The following offices are up for election in November 2014:
• The Governor and Lieutenant Governor
• Every State Representative
• State Senators from odd-numbered districts
• The State Treasurer, Attorney General and Secretary of State
• Every member of the U.S. House of Representatives
Many of these races will have primaries, which will be held on Tuesday, August 12.
While every race is important, WEMTA is especially interested in the Secretary of State and State Treasurer races due to the important roles they play on the Board of Commissioners of Public Lands and recent efforts to abolish the positions.
Secretary of State
Incumbent Secretary of State Doug La Follette (D) is being challenged by State Representative Garey Bies (R-Sister Bay) and Republican Julian Bradley. Bies appears to favor abolishing the position but says he will "facilitate whichever way the legislature wants to go," which he believes will ultimately result in the office's elimination. While Bradley wants to keep and restore the duties of the office and says he would like to also move oversight of the Government Accountability Board to the Secretary of State's Office.
Bies and Bradley will face off in the August 12 Republican Primary, the winner of which will challenge Secretary of State Doug La Follette on November 4. To learn more about both Republican candidates, you can view their interviews with Wisconsin Eye below (La Follette does not have a candidate interview available at this time):
Incumbent State Treasurer Kurt Schuller is not seeking re-election. As a result, the race to fill the vacant seat will have both Republican and Democratic primaries on August 12.
Democrats David Sartori and Dave Leeper will square off in the August 12 primary, as will Republicans Matt Adamczyk and Randall Melchert. A third-party candidate, Andrew Zuelke of the Constitution Party is also running for the office, but he does not appear to have a campaign website at this time.
Sartori and Leeper both support maintaining the Office of the State Treasurer. Leeper is also campaigning to create a state bank, something that Sartori does not support.

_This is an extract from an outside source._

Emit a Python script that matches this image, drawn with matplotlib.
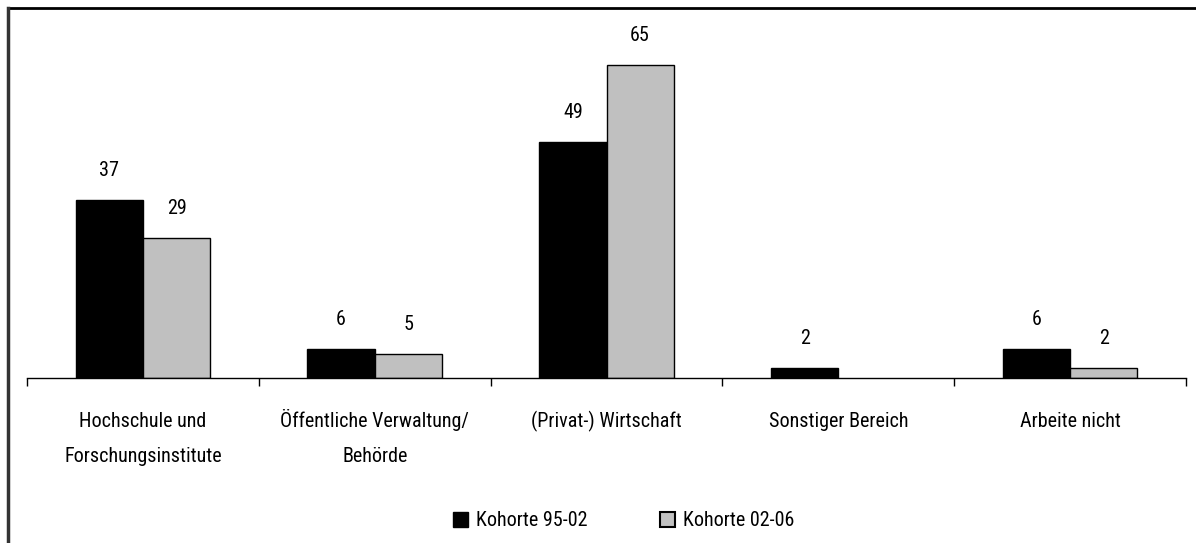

Adamczyk and Melchert disagree on the issue of eliminating the Office of the State Treasurer. The focus of Adamczyk's campaign is to eliminate the Office, which he describes as a prime example of government waste. Adamczyk promises to "work tirelessly to actually get the office eliminated." Melchert, however, believes that the position should be kept due to its ability to return money to taxpayers through the unclaimed property program and promote financial transparency within state government. Melchert would also like the management of the EdVest program to be returned to the Office of the State Treasurer.